If the Zionists have any say in her ostracisation, it may be Dr. Shaaban’s continued advocacy for Palestinians (in addition to her strong anti-Imperialist Syrian voice) that makes her ‘dangerous’ to Israeli and Western interests. In her 2010 article, The Delegitimization of Israel, she noted:
“…What characterizes the first decade of this century is that the world has started to realize that the conflict in the Middle East is not a religious one, nor a war on terrorism as portrayed by Zionist propaganda. It is the result of a racist settler movement which deprives an ancient people, who lived on the land of their ancestors for thousands of years, from freedom. This is why Jews, Christians and Muslims have taken part in demonstrations against the racist wall of segregation and called for lifting the blockade off Gaza and staged sit-ins with the Palestinians in protest against killing children and demolishing homes.”
Later, I research a bit on Dr. Shaaban’s writings. Of her several published books, one in particular strikes me as breaching topics that Western democracy-loving, womens’ rights-promoting leaders would endorse: Both Right and Left Handed, New Edition: Arab Women Talk about Their Lives.
Excerpts from the Amazon.com write-up include: “Arab women from varied social and economic backgrounds express a wide range of opinions on the traditions and institutions that shape their lives.

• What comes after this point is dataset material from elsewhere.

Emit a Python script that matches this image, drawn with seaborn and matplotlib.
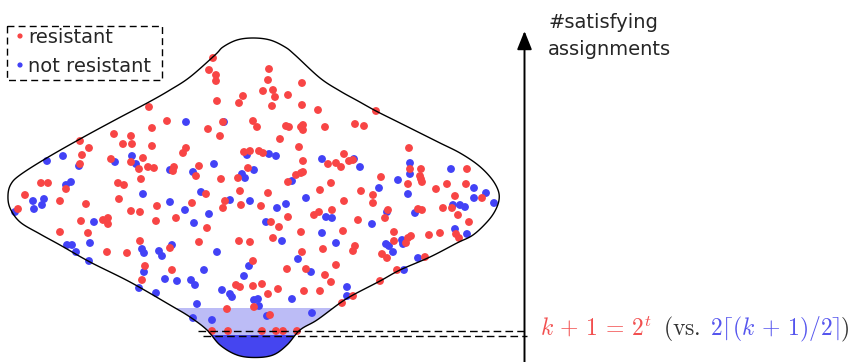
import numpy as np
import pandas as pd
import matplotlib
matplotlib.use("Agg")
import matplotlib.pyplot as plt
import seaborn as sns
from matplotlib.patches import Polygon, Rectangle

# ---------------- data (pixel-like coordinates, y grows downward) ----------------
red_x = [149, 167, 152, 114, 131, 80, 89, 123, 132, 152, 82, 111, 80, 131, 143, 139, 148, 154, 141, 41, 48, 118, 124, 66, 25,
         213, 209, 216, 216, 269, 268, 302, 273, 263, 275, 288, 243, 217, 239, 272, 302, 318, 223, 253, 257, 208, 220, 286,
         289, 303, 301, 303, 325, 280, 299, 186, 183, 244, 250, 259, 263, 303, 199, 174, 173, 196, 248, 221, 238, 296, 301,
         303, 288, 328, 336, 331, 320, 240, 268, 206,
         376, 355, 364, 409, 344, 349, 353, 341, 410, 421, 420, 421, 422, 408, 381, 467, 447, 466, 436, 361, 373, 455,
         60, 86, 119, 18, 131, 140, 157, 81, 103, 108, 108, 156, 60, 88, 140, 107, 127, 145, 142, 170,
         192, 225, 223, 241, 261, 176, 207, 271, 279, 288, 314, 319, 332, 199, 239, 250, 273, 301, 323, 302, 253, 172,
         287, 306, 325, 336, 331, 236, 240, 253, 262, 278, 268, 304, 320, 227, 254, 270, 212, 228, 262, 276, 283, 297,
         344, 373, 388, 385, 418, 422, 443, 452, 458, 482, 358, 469, 343, 394, 394, 411, 408, 406, 429, 440, 456, 459,
         355, 353, 382, 387, 425, 397, 380, 353, 342]
red_y = [107, 121, 128, 134, 136, 141, 148, 144, 144, 146, 155, 159, 164, 162, 158, 169, 167, 168, 179, 183, 183, 183, 185, 189, 195,
         58, 70, 75, 81, 69, 80, 83, 90, 91, 97, 95, 96, 101, 103, 106, 105, 110, 122, 121, 127, 129, 136, 126,
         127, 125, 127, 130, 127, 139, 147, 148, 153, 152, 151, 151, 153, 161, 166, 167, 171, 176, 168, 179, 178, 175, 173,
         172, 182, 164, 163, 183, 190, 191, 193, 194,
         111, 124, 126, 148, 154, 161, 160, 167, 169, 169, 176, 179, 182, 184, 177, 169, 184, 184, 189, 191, 195, 196,
         201, 204, 199, 209, 211, 212, 206, 221, 220, 218, 224, 221, 232, 233, 241, 252, 253, 266, 280, 248,
         203, 201, 208, 205, 206, 218, 228, 222, 227, 217, 215, 212, 210, 242, 241, 242, 238, 232, 249, 252, 261, 270,
         269, 269, 275, 265, 282, 285, 287, 286, 284, 289, 294, 291, 291, 309, 307, 315, 331, 331, 331, 331, 331, 331,
         201, 203, 210, 218, 209, 210, 208, 208, 215, 198, 220, 222, 231, 232, 241, 236, 238, 243, 235, 233, 234, 238,
         246, 251, 254, 258, 257, 270, 281, 296, 303]

blue_x = [47, 63, 79, 115, 132, 136, 71, 66, 143, 170,
          186, 224, 247, 269, 276, 214, 193, 242, 245, 254, 322, 292, 201,
          354, 360, 410, 410, 451, 398, 379, 474, 486, 408,
          33, 44, 42, 34, 15, 94, 67, 72, 76, 90, 89, 142, 144, 159, 162, 144, 165, 139, 156, 170,
          185, 230, 250, 306, 194, 209, 277, 286, 266, 326, 332, 322, 282, 336, 172, 217, 298, 249, 311, 204, 244, 177,
          191, 195, 222, 230, 232, 254, 258, 259, 292, 197, 267, 193, 212, 312,
          474, 494, 453, 460, 465, 387, 415, 372, 455, 467, 402, 403, 386, 389, 393, 418, 404, 347, 347]
blue_y = [161, 156, 166, 162, 156, 164, 182, 185, 194, 170,
          122, 122, 155, 154, 156, 164, 172, 174, 178, 170, 159, 181, 192,
          159, 167, 163, 174, 169, 180, 188, 188, 193, 194,
          201, 199, 205, 209, 212, 222, 245, 245, 252, 243, 261, 249, 253, 251, 256, 272, 279, 288, 293, 202,
          210, 200, 201, 198, 223, 214, 208, 204, 222, 217, 218, 233, 241, 243, 245, 252, 259, 266, 272, 270, 276, 281,
          280, 285, 290, 294, 297, 300, 299, 306, 299, 304, 316, 318, 320, 313,
          198, 203, 205, 205, 207, 212, 213, 224, 229, 234, 240, 244, 244, 246, 252, 258, 270, 287, 296]

categories = ["resistant", "not resistant"]
palette = {"resistant": "#f84545", "not resistant": "#4242f6"}

# outline of the distribution shape
outline_x = [253, 270, 285, 295, 320, 340, 358, 376, 398, 420, 440, 460, 478, 491, 498, 499, 495, 487, 473, 457, 430,
             400, 380, 353, 340, 317, 300, 287, 273, 255, 237, 220, 207, 190, 170, 130, 90, 60, 40, 20, 10, 8, 11, 20,
             45, 80, 115, 149, 170, 190, 215, 223, 237]
outline_y = [38, 40, 47, 55, 78, 91, 101, 111, 122, 133, 143, 153, 165, 178, 190, 200, 211, 222, 235, 243, 257,
             270, 281, 295, 303, 320, 330, 345, 355, 357.5, 355, 345, 330, 317, 305, 282, 262, 245, 234, 222, 208, 195,
             184, 175, 159, 139, 120, 102, 90, 77, 55, 47, 40]

band_light = (308, 362)
band_dark = (335, 362)
threshold_y = [331, 335.5]
threshold_x0 = [198, 203]

axis_label = ["#satisfying", "assignments"]
formula_parts = [r"$k\,+\,1\,=\,2^t$", r"$\mathrm{(vs.}$", r"$2\lceil(k\,+\,1)/2\rceil$", r"$)$"]
formula_colors = ["#f24f4f", "#333333", "#5555ee", "#333333"]
formula_gaps = [12, 9, 0, 0]

# ---------------- figure ----------------
sns.set_theme(style="white")
plt.rcParams["font.family"] = ["DejaVu Sans"]
plt.rcParams["mathtext.fontset"] = "cm"

fig = plt.figure(figsize=(8.51, 3.62), dpi=100)
ax = fig.add_axes([0, 0, 1, 1])
ax.set_xlim(0, 851)
ax.set_ylim(362, 0)
ax.axis("off")


def smooth_closed(px, py, n=16):
    P = np.column_stack([px, py]).astype(float)
    N = len(P)
    t = np.linspace(0, 1, n, endpoint=False)[:, None]
    out = []
    for i in range(N):
        p0, p1, p2, p3 = P[(i - 1) % N], P[i], P[(i + 1) % N], P[(i + 2) % N]
        out.append(0.5 * ((2 * p1) + (-p0 + p2) * t + (2 * p0 - 5 * p1 + 4 * p2 - p3) * t ** 2
                          + (-p0 + 3 * p1 - 3 * p2 + p3) * t ** 3))
    return np.vstack(out)


curve = smooth_closed(outline_x, outline_y)

# shaded bands inside the shape
for (y0, y1), col in [(band_light, "#bcbcf6"), (band_dark, "#4545f0")]:
    clip = Polygon(curve, closed=True, transform=ax.transData)
    fb = ax.fill_between([0, 851], y0, y1, color=col, lw=0, zorder=1)
    fb.set_clip_path(clip)

df = pd.concat([
    pd.DataFrame({"x": blue_x, "y": blue_y, "kind": "not resistant"}),
    pd.DataFrame({"x": red_x, "y": red_y, "kind": "resistant"}),
], ignore_index=True)
sns.scatterplot(data=df, x="x", y="y", hue="kind", palette=palette, s=32, linewidth=0,
                legend=False, ax=ax, zorder=3)
ax.set_xlim(0, 851)
ax.set_ylim(362, 0)

ax.add_patch(Polygon(curve, closed=True, fill=False, ec="black", lw=1.0, zorder=4))

# threshold dashed lines
for y, x0 in zip(threshold_y, threshold_x0):
    ax.plot([x0, 527], [y, y], color="black", lw=1.0, ls=(0, (5.5, 3.0)), zorder=5)

# vertical axis arrow
ax.annotate("", xy=(524.5, 31), xytext=(524.5, 362),
            arrowprops=dict(arrowstyle="-|>,head_length=0.45,head_width=0.18", mutation_scale=25,
                            lw=1.4, color="black", shrinkA=0, shrinkB=0), zorder=6)
ax.text(548, 28, axis_label[0], fontsize=14, va="baseline", ha="left")
ax.text(548, 55, axis_label[1], fontsize=14, va="baseline", ha="left")

# formula on the right
fig.canvas.draw()
renderer = fig.canvas.get_renderer()
x = 540
for part, col, gap in zip(formula_parts, formula_colors, formula_gaps):
    t = ax.text(x, 335, part, color=col, fontsize=17, va="baseline", ha="left")
    x += t.get_window_extent(renderer).width + gap

# legend (dashed box)
ax.add_patch(Rectangle((7, 26), 155, 54, fill=False, ec="black", lw=1.0, ls=(0, (5, 3)), zorder=6))
ax.scatter([20, 20], [36, 65], s=14, c=[palette[c] for c in categories], linewidths=0, zorder=6)
ax.text(28.3, 43, categories[0], fontsize=14, va="baseline")
ax.text(28.3, 72, categories[1], fontsize=14, va="baseline")

fig.savefig("out.png", dpi=100)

Themes include…the sacrifices of Arab women to keep the family unit together, and such previously taboo issues as lesbian relationships and premarital sex. In her new introduction, Shaaban recounts the significant progress that Arab women have made in pursuing opportunities for education and professional and political advancement during the last 20 years. Equally passionate is Shaaban’s personal account of her journey from childhood in an obscure Syrian village to representing her country as a top-ranking political figure while continuing to fight for female equality.”
Presciently, Dr. Shaaban’s 1991 book also looks at “the impact of war and the emancipating role of women as freedom fighters, the misinterpretation of Islamic laws and social values that underlies male-dominated institutions in Arab countries…”

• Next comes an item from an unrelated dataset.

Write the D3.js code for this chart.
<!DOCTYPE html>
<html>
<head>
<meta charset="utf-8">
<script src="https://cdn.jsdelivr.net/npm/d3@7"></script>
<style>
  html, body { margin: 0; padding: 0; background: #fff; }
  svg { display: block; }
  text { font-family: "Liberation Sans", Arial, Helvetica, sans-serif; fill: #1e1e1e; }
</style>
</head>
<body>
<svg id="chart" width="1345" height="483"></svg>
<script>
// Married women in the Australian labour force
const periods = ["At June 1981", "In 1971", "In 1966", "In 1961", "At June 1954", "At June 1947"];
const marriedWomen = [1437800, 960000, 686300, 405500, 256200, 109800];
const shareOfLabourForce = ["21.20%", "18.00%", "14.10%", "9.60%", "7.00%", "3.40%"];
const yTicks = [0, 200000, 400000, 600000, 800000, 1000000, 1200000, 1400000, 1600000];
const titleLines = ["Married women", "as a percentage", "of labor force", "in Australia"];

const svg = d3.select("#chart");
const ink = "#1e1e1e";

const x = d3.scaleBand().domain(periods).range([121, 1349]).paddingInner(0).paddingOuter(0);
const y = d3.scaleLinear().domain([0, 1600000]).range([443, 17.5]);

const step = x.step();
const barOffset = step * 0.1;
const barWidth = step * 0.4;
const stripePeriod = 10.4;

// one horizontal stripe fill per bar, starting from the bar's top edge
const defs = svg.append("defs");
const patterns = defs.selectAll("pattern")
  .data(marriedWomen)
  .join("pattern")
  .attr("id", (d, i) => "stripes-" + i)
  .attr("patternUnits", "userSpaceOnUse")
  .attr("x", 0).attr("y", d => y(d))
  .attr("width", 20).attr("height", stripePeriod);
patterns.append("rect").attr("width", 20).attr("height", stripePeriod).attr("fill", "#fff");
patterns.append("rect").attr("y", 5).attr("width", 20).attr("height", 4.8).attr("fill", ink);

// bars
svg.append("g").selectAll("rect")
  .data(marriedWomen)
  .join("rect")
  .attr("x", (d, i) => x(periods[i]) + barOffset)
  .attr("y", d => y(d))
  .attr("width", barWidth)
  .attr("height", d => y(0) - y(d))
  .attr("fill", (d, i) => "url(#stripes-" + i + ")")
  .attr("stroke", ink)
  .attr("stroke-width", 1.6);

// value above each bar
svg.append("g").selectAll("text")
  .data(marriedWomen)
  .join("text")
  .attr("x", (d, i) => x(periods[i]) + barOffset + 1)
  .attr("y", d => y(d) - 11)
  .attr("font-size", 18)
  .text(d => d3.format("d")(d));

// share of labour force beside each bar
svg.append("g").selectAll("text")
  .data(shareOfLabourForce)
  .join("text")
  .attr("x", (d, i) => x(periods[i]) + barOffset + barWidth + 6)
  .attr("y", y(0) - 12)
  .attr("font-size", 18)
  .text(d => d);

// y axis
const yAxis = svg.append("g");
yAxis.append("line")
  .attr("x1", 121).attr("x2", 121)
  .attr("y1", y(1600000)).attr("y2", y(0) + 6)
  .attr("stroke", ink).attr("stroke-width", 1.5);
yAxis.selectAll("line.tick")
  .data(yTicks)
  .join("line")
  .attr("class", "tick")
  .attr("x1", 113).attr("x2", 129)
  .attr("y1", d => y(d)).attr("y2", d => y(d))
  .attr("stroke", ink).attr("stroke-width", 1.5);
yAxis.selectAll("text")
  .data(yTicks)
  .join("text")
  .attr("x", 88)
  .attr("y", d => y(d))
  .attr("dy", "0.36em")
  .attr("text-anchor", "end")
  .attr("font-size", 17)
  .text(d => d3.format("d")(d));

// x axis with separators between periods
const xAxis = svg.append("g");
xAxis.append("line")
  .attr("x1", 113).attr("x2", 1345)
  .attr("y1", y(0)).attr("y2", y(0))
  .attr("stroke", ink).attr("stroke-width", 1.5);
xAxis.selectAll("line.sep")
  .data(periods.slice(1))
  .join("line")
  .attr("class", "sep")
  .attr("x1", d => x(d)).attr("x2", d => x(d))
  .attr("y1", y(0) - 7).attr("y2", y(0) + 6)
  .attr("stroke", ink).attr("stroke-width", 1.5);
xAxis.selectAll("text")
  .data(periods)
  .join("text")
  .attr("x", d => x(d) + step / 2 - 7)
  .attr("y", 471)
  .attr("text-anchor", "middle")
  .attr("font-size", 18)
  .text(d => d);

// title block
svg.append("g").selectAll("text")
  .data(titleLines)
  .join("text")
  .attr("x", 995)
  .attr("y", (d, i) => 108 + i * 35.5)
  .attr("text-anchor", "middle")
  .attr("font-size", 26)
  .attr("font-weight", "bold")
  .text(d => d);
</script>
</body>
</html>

“I’m a Muslim, but I feel am partly Christian. I visit (Christian towns of) Saydnaya and Ma’loula. I celebrate Christmas, because it is something that I feel. There is an Arabic proverb which says: ‘Differences don’t mean that you don’t love one another.’ We each have our own different ways of life.”

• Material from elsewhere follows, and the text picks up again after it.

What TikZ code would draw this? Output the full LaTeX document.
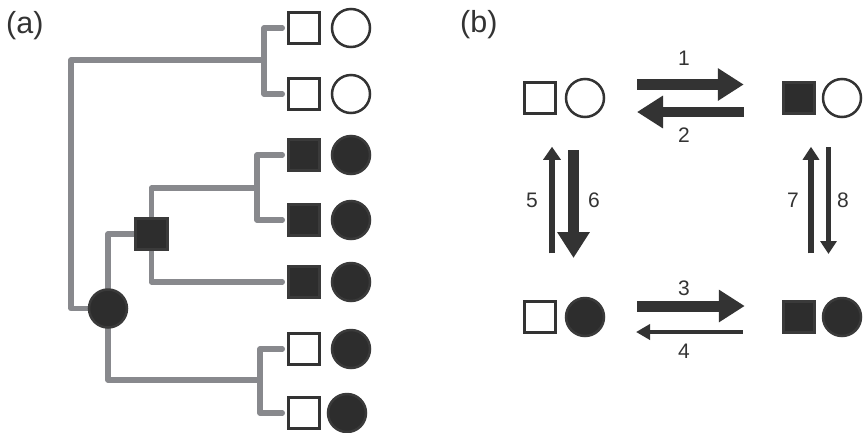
\documentclass[tikz,border=0pt]{standalone}
\usepackage{fontspec}
\setmainfont{Liberation Sans}
\usetikzlibrary{arrows.meta}
\definecolor{ink}{RGB}{51,51,51}
\definecolor{fillk}{RGB}{45,45,45}
\definecolor{edgek}{RGB}{58,58,58}
\definecolor{treeg}{RGB}{136,137,141}
\pgfdeclarelayer{bg}\pgfsetlayers{bg,main}
\begin{document}
\begin{tikzpicture}[x=1pt,y=-1pt,
  osq/.style={rectangle,draw=ink,line width=2.6pt,fill=white,minimum size=31.5pt,inner sep=0pt,outer sep=0pt},
  fsq/.style={osq,fill=fillk,draw=edgek},
  ocirc/.style={circle,draw=ink,line width=2.5pt,fill=white,minimum size=38pt,inner sep=0pt,outer sep=0pt},
  fcirc/.style={ocirc,fill=fillk,draw=edgek},
  tree/.style={draw=treeg,line width=5.5pt,line cap=round,line join=round},
  leafedge/.style={tree,shorten >=6pt},
  lbl/.style={font=\fontsize{21}{21}\selectfont,text=ink,anchor=base,inner sep=0pt},
  panel/.style={font=\fontsize{30.5}{30.5}\selectfont,text=ink,anchor=base west,inner sep=0pt},
  bigarr/.style={draw=ink,line width=11pt,line cap=butt,-{Triangle[length=26pt,width=31pt]}},
  midarr/.style={draw=ink,line width=6pt,line cap=butt,-{Triangle[length=13pt,width=17pt]}},
  thinarr/.style={draw=ink,line width=4.8pt,line cap=butt,-{Triangle[length=14pt,width=15pt]}}
]
\useasboundingbox (0,0) rectangle (865,432);

% ---------- panel (a) ----------
\node[panel] (pa) at (6,33) {(a)};

\node[osq] (s1) at (304,28) {};   \node[ocirc] (c1) at (351,28) {};
\node[osq] (s2) at (304,94) {};   \node[ocirc] (c2) at (351,94) {};
\node[fsq] (s3) at (304,155) {};  \node[fcirc] (c3) at (351,155) {};
\node[fsq] (s4) at (304,220) {};  \node[fcirc] (c4) at (351,220) {};
\node[fsq] (s5) at (304,282) {};  \node[fcirc] (c5) at (351,282) {};
\node[osq] (s6) at (304,349) {};  \node[fcirc] (c6) at (351,349) {};
\node[osq] (s7) at (304,413) {};  \node[fcirc] (c7) at (347,413) {};

\node[fcirc] (root) at (108,308.5) {};
\node[fsq] (ins) at (151.5,234) {};

\coordinate (j1) at (264,60);
\coordinate (k1) at (71,60);
\coordinate (j2) at (257,188);
\coordinate (j3) at (260,380);

\begin{pgfonlayer}{bg}
  \draw[tree] (root.center) -| (k1) -- (j1);
  \draw[leafedge] (j1) |- (s1.west);
  \draw[leafedge] (j1) |- (s2.west);
  \draw[tree] (root.center) |- (ins.center);
  \draw[tree] (ins.center) |- (j2);
  \draw[leafedge] (j2) |- (s3.west);
  \draw[leafedge] (j2) |- (s4.west);
  \draw[leafedge] (ins.center) |- (s5.west);
  \draw[tree] (root.center) |- (j3);
  \draw[leafedge] (j3) |- (s6.west);
  \draw[leafedge] (j3) |- (s7.west);
\end{pgfonlayer}

% ---------- panel (b) ----------
\node[panel] (pb) at (460,32) {(b)};

\node[osq] (tls) at (540,98) {};  \node[ocirc] (tlc) at (585,98) {};
\node[fsq] (trs) at (799,98) {};  \node[ocirc] (trc) at (842,98) {};
\node[osq] (bls) at (540,317) {}; \node[fcirc] (blc) at (585,317) {};
\node[fsq] (brs) at (799,317) {}; \node[fcirc] (brc) at (842,317) {};

\draw[bigarr,shorten <=33pt,shorten >=39.5pt] ([yshift=13.5pt]tlc.east) -- ([yshift=13.5pt]trs.west);
\draw[bigarr,line width=10pt,shorten <=39.5pt,shorten >=33pt] ([yshift=-14pt]trs.west) -- ([yshift=-14pt]tlc.east);
\draw[bigarr,shorten <=33pt,shorten >=38.5pt] ([yshift=11pt]blc.east) -- ([yshift=11pt]brs.west);
\draw[thinarr,shorten <=40.5pt,shorten >=32pt] ([yshift=-15pt]brs.west) -- ([yshift=-15pt]blc.east);
\draw[midarr,shorten <=48pt,shorten >=33pt] ([xshift=12pt]bls.north) -- ([xshift=12pt]tls.south);
\draw[bigarr,shorten <=33pt,shorten >=40pt] ([xshift=-11.5pt]tlc.south) -- ([xshift=-11.5pt]blc.north);
\draw[midarr,line width=5.7pt,-{Triangle[length=13pt,width=16pt]},shorten <=48pt,shorten >=33pt] ([xshift=12pt]brs.north) -- ([xshift=12pt]trs.south);
\draw[midarr,line width=4.5pt,-{Triangle[length=13pt,width=16pt]},shorten <=30pt,shorten >=44pt] ([xshift=-13.5pt]trc.south) -- ([xshift=-13.5pt]brc.north);

\node[lbl] (l1) at (684,65) {1};
\node[lbl] (l2) at (684,142) {2};
\node[lbl] (l3) at (684,295) {3};
\node[lbl] (l4) at (684,358) {4};
\node[lbl] (l5) at (532,207) {5};
\node[lbl] (l6) at (594,207) {6};
\node[lbl] (l7) at (793,207) {7};
\node[lbl] (l8) at (843,207) {8};
\end{tikzpicture}
\end{document}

She tells the story of a Jewish family from abroad who in 1999 visited Syria, went to their ancestral homes and were shocked to find graves of their ancestors untouched. This is Syria. In contrast, the West’s imported, ever-circulating un-Islamic ‘moderates’ are actively destroying not only graves but any source of Syria’s heritage they can get their bloodied hands on.
“In 2011, President Assad warned that terrorism is a cancer that will spread. He said that we cannot address terrorism without the cooperation of neighbours.”
Later, by email Dr. Shaaban notes:
“…it is the lack of honesty in world politics that has turned our lives into shamble. Today is the fifth anniversary of the start of events in Syria and unfortunately during these four years we have lost hundreds of thousands of people and the lives of millions had been destroyed. The infrastructure of our country and our precious archeological heritage have suffered immeasurable losses. The human suffering is beyond description.
Had American media and politicians enjoyed a particle of your honesty in conveying what you saw and heard we would have saved millions of people immeasurable pain.
Through you I would like to tell every senior politician in the world and every media person the following: you cannot afford to be dishonest or a coward because if you are either you may have blood on your hands even without seeing it. A public voice means that your first obligation is to the truth and nothing but the truth. Both religions and honest politics warned so much against hypocrisy because it is the mother of all crimes.”